Code that draws figures:
-- Start --
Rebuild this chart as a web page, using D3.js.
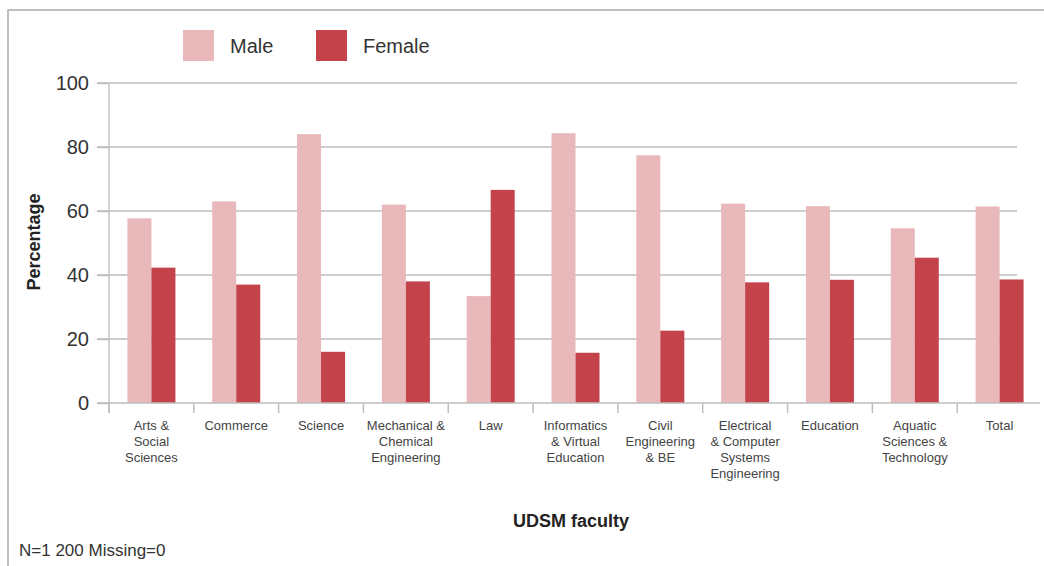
<!DOCTYPE html>
<html>
<head>
<meta charset="utf-8">
<script src="https://cdn.jsdelivr.net/npm/d3@7"></script>
<style>
  body { margin: 0; background: #fff; }
  svg { display: block; font-family: "Liberation Sans", Arial, sans-serif; }
</style>
</head>
<body>
<div id="chart"></div>
<script>
var faculties = [
  ["Arts &", "Social", "Sciences"],
  ["Commerce"],
  ["Science"],
  ["Mechanical &", "Chemical", "Engineering"],
  ["Law"],
  ["Informatics", "& Virtual", "Education"],
  ["Civil", "Engineering", "& BE"],
  ["Electrical", "& Computer", "Systems", "Engineering"],
  ["Education"],
  ["Aquatic", "Sciences &", "Technology"],
  ["Total"]
];
var male   = [57.7, 63.0, 84.0, 62.0, 33.4, 84.3, 77.4, 62.3, 61.5, 54.6, 61.4];
var female = [42.3, 37.0, 16.0, 38.0, 66.6, 15.7, 22.6, 37.7, 38.5, 45.4, 38.6];
var yTicks = [0, 20, 40, 60, 80, 100];
var seriesNames = ["Male", "Female"];
var colors = ["#e8b8bb", "#c4424a"];

var W = 1044, H = 566;
var plotLeft = 109, plotRight = 1042, plotTop = 83, plotBottom = 403;

var svg = d3.select("#chart").append("svg")
    .attr("width", W)
    .attr("height", H);

// frame
svg.append("path")
    .attr("d", "M8,566 L8,10 L1044,10")
    .attr("fill", "none")
    .attr("stroke", "#aaa")
    .attr("stroke-width", 1.5);

var x = d3.scaleBand()
    .domain(d3.range(faculties.length))
    .range([plotLeft, plotRight])
    .paddingInner(0.434)
    .paddingOuter(0.217);

var step = x.step();
var xSub = d3.scaleBand()
    .domain([0, 1])
    .range([0, x.bandwidth()]);

var y = d3.scaleLinear()
    .domain([0, 100])
    .range([plotBottom, plotTop]);

// gridlines
svg.append("g")
    .selectAll("line")
    .data(yTicks.filter(d => d > 0))
    .enter()
    .append("line")
    .attr("x1", plotLeft - 12)
    .attr("x2", 1017)
    .attr("y1", d => y(d))
    .attr("y2", d => y(d))
    .attr("stroke", "#bdbdbd")
    .attr("stroke-width", 1.5);

// bars
var groups = svg.append("g")
    .selectAll("g")
    .data(faculties.map((f, i) => [male[i], female[i]]))
    .enter()
    .append("g")
    .attr("transform", (d, i) => `translate(${x(i)},0)`);

groups.selectAll("rect")
    .data(d => d)
    .enter()
    .append("rect")
    .attr("x", (d, j) => xSub(j))
    .attr("width", xSub.bandwidth())
    .attr("y", d => y(d))
    .attr("height", d => y(0) - y(d))
    .attr("fill", (d, j) => colors[j]);

// y axis
var axisY = svg.append("g")
    .attr("transform", `translate(${plotLeft},0)`)
    .call(d3.axisLeft(y).tickValues(yTicks).tickSize(12).tickPadding(8));
axisY.select(".domain").remove();
axisY.selectAll(".tick line").attr("stroke", "#bdbdbd").attr("stroke-width", 1.5);
axisY.selectAll(".tick text")
    .attr("font-size", 20)
    .attr("fill", "#333")
    .attr("font-family", "Liberation Sans, Arial, sans-serif");

svg.append("line")
    .attr("x1", plotLeft).attr("x2", plotLeft)
    .attr("y1", plotTop).attr("y2", plotBottom + 10)
    .attr("stroke", "#c4c4c4")
    .attr("stroke-width", 1.5);

// x axis
svg.append("line")
    .attr("x1", plotLeft - 12).attr("x2", 1040)
    .attr("y1", plotBottom).attr("y2", plotBottom)
    .attr("stroke", "#bdbdbd")
    .attr("stroke-width", 1.5);

svg.append("g")
    .selectAll("line")
    .data(d3.range(faculties.length))
    .enter()
    .append("line")
    .attr("x1", i => plotLeft + i * step)
    .attr("x2", i => plotLeft + i * step)
    .attr("y1", plotBottom)
    .attr("y2", plotBottom + 10)
    .attr("stroke", "#bdbdbd")
    .attr("stroke-width", 1.5);

var labels = svg.append("g")
    .selectAll("text")
    .data(faculties)
    .enter()
    .append("text")
    .attr("x", (d, i) => x(i) + x.bandwidth() / 2)
    .attr("y", 430)
    .attr("text-anchor", "middle")
    .attr("font-size", 13)
    .attr("fill", "#444");

labels.selectAll("tspan")
    .data(d => d)
    .enter()
    .append("tspan")
    .attr("x", function() { return d3.select(this.parentNode).attr("x"); })
    .attr("dy", (d, k) => k === 0 ? 0 : 16)
    .text(d => d);

// axis titles
svg.append("text")
    .attr("transform", "translate(40,242) rotate(-90)")
    .attr("text-anchor", "middle")
    .attr("font-size", 18)
    .attr("font-weight", "bold")
    .attr("fill", "#222")
    .text("Percentage");

svg.append("text")
    .attr("x", 571)
    .attr("y", 527)
    .attr("text-anchor", "middle")
    .attr("font-size", 18)
    .attr("font-weight", "bold")
    .attr("fill", "#222")
    .text("UDSM faculty");

svg.append("text")
    .attr("x", 19)
    .attr("y", 556)
    .attr("font-size", 17)
    .attr("fill", "#333")
    .text("N=1 200 Missing=0");

// legend
var legendX = [183, 316];
var legend = svg.append("g")
    .selectAll("g")
    .data(seriesNames)
    .enter()
    .append("g")
    .attr("transform", (d, i) => `translate(${legendX[i]},30)`);

legend.append("rect")
    .attr("width", 31)
    .attr("height", 31)
    .attr("fill", (d, i) => colors[i]);

legend.append("text")
    .attr("x", 47)
    .attr("y", 23)
    .attr("font-size", 20)
    .attr("fill", "#333")
    .text(d => d);
</script>
</body>
</html>
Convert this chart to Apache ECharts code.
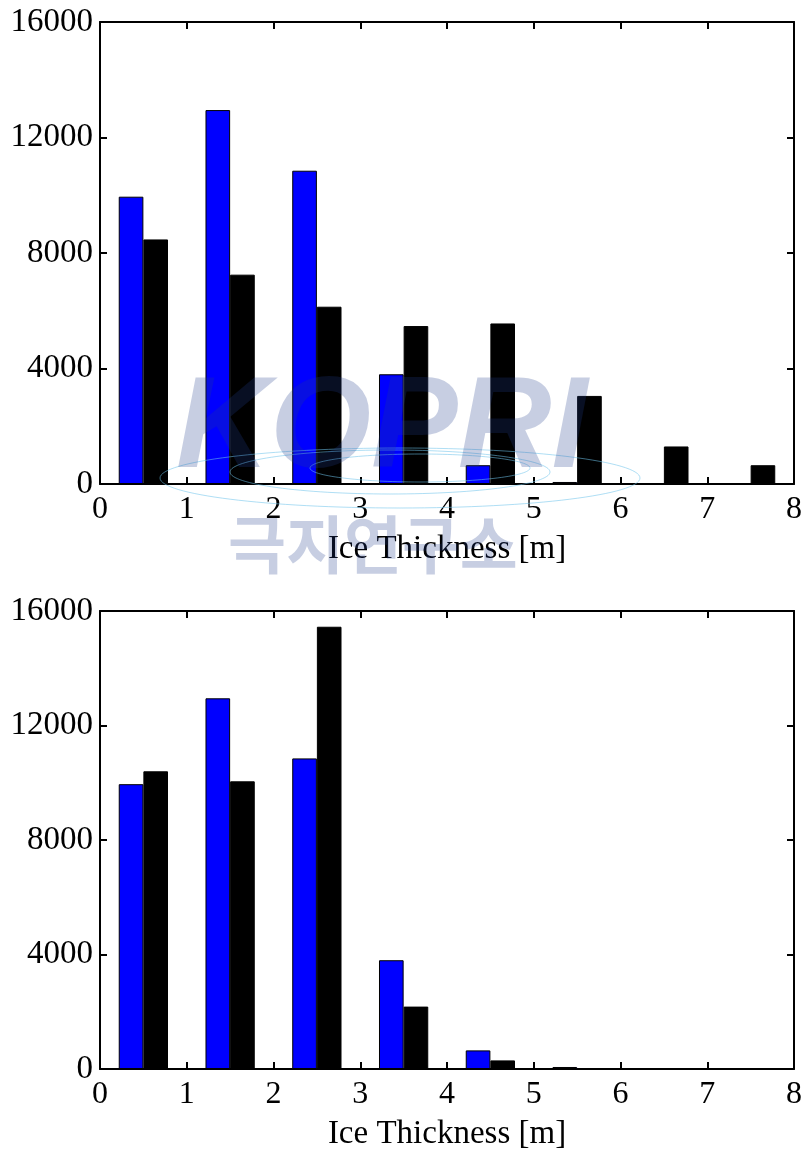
<!DOCTYPE html>
<html>
<head>
<meta charset="utf-8">
<script src="https://cdn.jsdelivr.net/npm/echarts@6/dist/echarts.min.js"></script>
<style>
html,body{margin:0;padding:0;background:#fff;}
#chart{width:805px;height:1152px;}
</style>
</head>
<body>
<div id="chart"></div>
<script>
// ---- data ----
var bins = ['0-1','1-2','2-3','3-4','4-5','5-6','6-7','7-8'];
var xTicks = [0, 1, 2, 3, 4, 5, 6, 7, 8];
var yTicks = [0, 4000, 8000, 12000, 16000];
var topBlue    = [9950, 12950, 10850, 3800, 650, 70, 0, 0];
var topBlack   = [8470, 7250, 6140, 5470, 5560, 3050, 1300, 650];
var bottomBlue = [9950, 12950, 10850, 3800, 650, 70, 0, 0];
var bottomBlack= [10400, 10050, 15450, 2180, 300, 0, 0, 0];
var xName = 'Ice Thickness [m]';

var FONT = 'Liberation Serif';
var chart = echarts.init(document.getElementById('chart'), null, {renderer:'canvas'});

function lineStyle(){ return {color:'#000', width:2}; }
function xAxes(g){
  return [
    {type:'category', gridIndex:g, data:bins, position:'bottom', show:false, axisLine:{onZero:false}},
    {type:'value', gridIndex:g, position:'bottom', min:xTicks[0], max:xTicks[xTicks.length-1], interval:1,
      name:xName, nameLocation:'middle', nameGap:49,
      nameTextStyle:{fontFamily:FONT, fontSize:33, color:'#000'},
      axisLine:{show:true, onZero:false, lineStyle:lineStyle()},
      axisTick:{show:true, inside:true, length:7, lineStyle:{color:'#000', width:2}},
      axisLabel:{show:true, margin:10, fontFamily:FONT, fontSize:32, color:'#000'},
      splitLine:{show:false}},
    {type:'value', gridIndex:g, position:'top', min:xTicks[0], max:xTicks[xTicks.length-1], interval:1,
      axisLine:{show:true, onZero:false, lineStyle:lineStyle()},
      axisTick:{show:true, inside:true, length:7, lineStyle:{color:'#000', width:2}},
      axisLabel:{show:false}, splitLine:{show:false}}
  ];
}
function yAxes(g){
  return [
    {type:'value', gridIndex:g, position:'left', min:yTicks[0], max:yTicks[yTicks.length-1], interval:4000,
      axisLine:{show:true, onZero:false, lineStyle:lineStyle()},
      axisTick:{show:true, inside:true, length:7, lineStyle:{color:'#000', width:2}},
      axisLabel:{show:true, margin:7, fontFamily:FONT, fontSize:33, color:'#000',
        formatter:function(v){ return String(v); }},
      splitLine:{show:false}},
    {type:'value', gridIndex:g, position:'right', min:yTicks[0], max:yTicks[yTicks.length-1], interval:4000,
      axisLine:{show:true, onZero:false, lineStyle:lineStyle()},
      axisTick:{show:true, inside:true, length:7, lineStyle:{color:'#000', width:2}},
      axisLabel:{show:false}, splitLine:{show:false}}
  ];
}
function bar(data, color, xi, yi){
  return {type:'bar', data:data, xAxisIndex:xi, yAxisIndex:yi, barWidth:'28.4%', barGap:'0%',
    itemStyle:{color:color, borderColor:'#000', borderWidth:1}, silent:true, animation:false};
}

var wm = 'rgba(30,60,140,0.25)';
var orbit = 'rgba(110,195,235,0.55)';

var option = {
  backgroundColor:'#fff',
  animation:false,
  grid:[
    {left:100, top:22, width:695, height:462},
    {left:100, top:611, width:695, height:461}
  ],
  xAxis: xAxes(0).concat(xAxes(1)),
  yAxis: yAxes(0).concat(yAxes(1)),
  series:[
    bar(topBlue, '#0000ff', 0, 0),
    bar(topBlack, '#000000', 0, 0),
    bar(bottomBlue, '#0000ff', 3, 2),
    bar(bottomBlack, '#000000', 3, 2)
  ],
  graphic:[
    {type:'ellipse', z:100, shape:{cx:400, cy:478, rx:240, ry:30}, style:{fill:'none', stroke:orbit, lineWidth:1}},
    {type:'ellipse', z:100, shape:{cx:390, cy:472, rx:160, ry:22}, style:{fill:'none', stroke:orbit, lineWidth:1}},
    {type:'ellipse', z:100, shape:{cx:420, cy:468, rx:110, ry:14}, style:{fill:'none', stroke:orbit, lineWidth:1}},
    {type:'text', z:101, left:176, top:366, style:{text:'KOPRI', font:'italic bold 130px "Liberation Sans"', fill:wm}},
    {type:'text', z:101, left:228, top:513, style:{text:'극지연구소', font:'bold 63px "Noto Sans CJK KR"', fill:wm}}
  ]
};
chart.setOption(option);
</script>
</body>
</html>
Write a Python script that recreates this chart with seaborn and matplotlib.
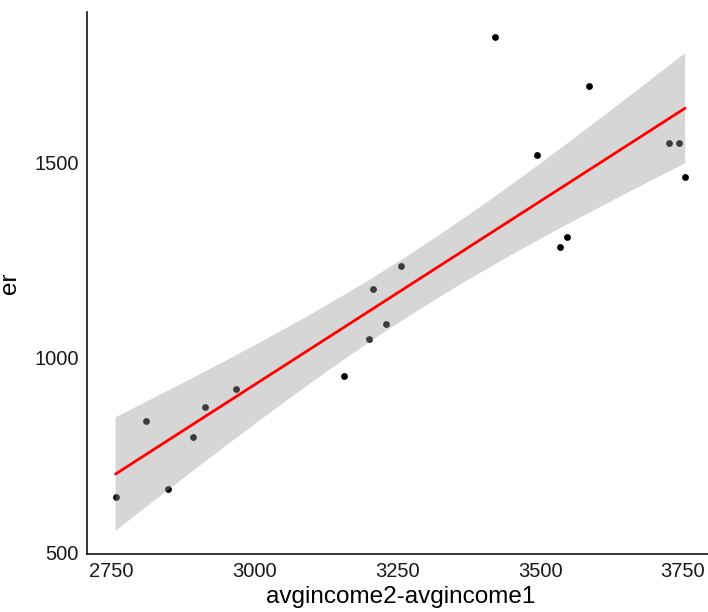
import numpy as np
import pandas as pd
import matplotlib
matplotlib.use("Agg")
import matplotlib.pyplot as plt
import seaborn as sns

# ---- data ----
income_diff = [2757, 2811, 2849, 2893, 2913, 2968, 3156, 3200, 3207, 3230,
               3256, 3421, 3494, 3535, 3548, 3586, 3726, 3743, 3754]
er = [642, 838, 664, 797, 873, 921, 954, 1048, 1177, 1087,
      1235, 1822, 1520, 1285, 1310, 1697, 1550, 1550, 1464]
x_ticks = [2750, 3000, 3250, 3500, 3750]
y_ticks = [500, 1000, 1500]
x_label = "avgincome2-avgincome1"
y_label = "er"

df = pd.DataFrame({"x": income_diff, "y": er})

sns.set_theme(style="white")
plt.rcParams["font.family"] = ["Liberation Sans", "DejaVu Sans"]

fig = plt.figure(figsize=(7.08, 6.12), dpi=100)
ax = fig.add_axes([87 / 708, 1 - 554 / 612, (713.7 - 87) / 708, (554 - 12) / 612])

# points first (the ribbon is drawn over them, as in the reference)
sns.scatterplot(data=df, x="x", y="y", color="black", s=24, linewidth=0,
                ax=ax, zorder=1)

# analytic 95% confidence band of the linear fit (t-based, like geom_smooth)
xv = df["x"].to_numpy(float)
yv = df["y"].to_numpy(float)
n = len(xv)
slope, intercept = np.polyfit(xv, yv, 1)
resid = yv - (intercept + slope * xv)
s = np.sqrt(np.sum(resid ** 2) / (n - 2))
sxx = np.sum((xv - xv.mean()) ** 2)
grid = np.linspace(xv.min(), xv.max(), 100)
fit = intercept + slope * grid
se = s * np.sqrt(1.0 / n + (grid - xv.mean()) ** 2 / sxx)
t_crit = 2.1098  # t(0.975, df=17)
ax.fill_between(grid, fit - t_crit * se, fit + t_crit * se,
                facecolor="#999999", alpha=0.4, edgecolor="none", zorder=2)

# fitted line
sns.regplot(data=df, x="x", y="y", scatter=False, ci=None,
            line_kws={"color": "red", "linewidth": 2.0, "zorder": 3}, ax=ax)

ax.set_xlim(2707, 3804)
ax.set_ylim(497, 1887)
ax.set_xticks(x_ticks)
ax.set_yticks(y_ticks)
ax.tick_params(axis="both", length=0, labelsize=14.5, colors="#1a1a1a", pad=6)
ax.set_xlabel(x_label, fontsize=17.5, color="black", labelpad=3)
ax.set_ylabel(y_label, fontsize=17.5, color="black")
ax.yaxis.set_label_coords(-0.105, 0.5)

for side in ["top", "right"]:
    ax.spines[side].set_visible(False)
for side in ["left", "bottom"]:
    ax.spines[side].set_color("black")
    ax.spines[side].set_linewidth(1.1)
ax.grid(False)

fig.savefig("out.png", dpi=100)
-- End --
# [Written task]
Look through the listing and extract every line with "script" in it.

# [Answer in full]
<script src="https://cdn.jsdelivr.net/npm/d3@7"></script>
<script>
</script>
<script src="https://cdn.jsdelivr.net/npm/echarts@6/dist/echarts.min.js"></script>
<script>
</script>
Write a Python script that recreates this chart with seaborn and matplotlib.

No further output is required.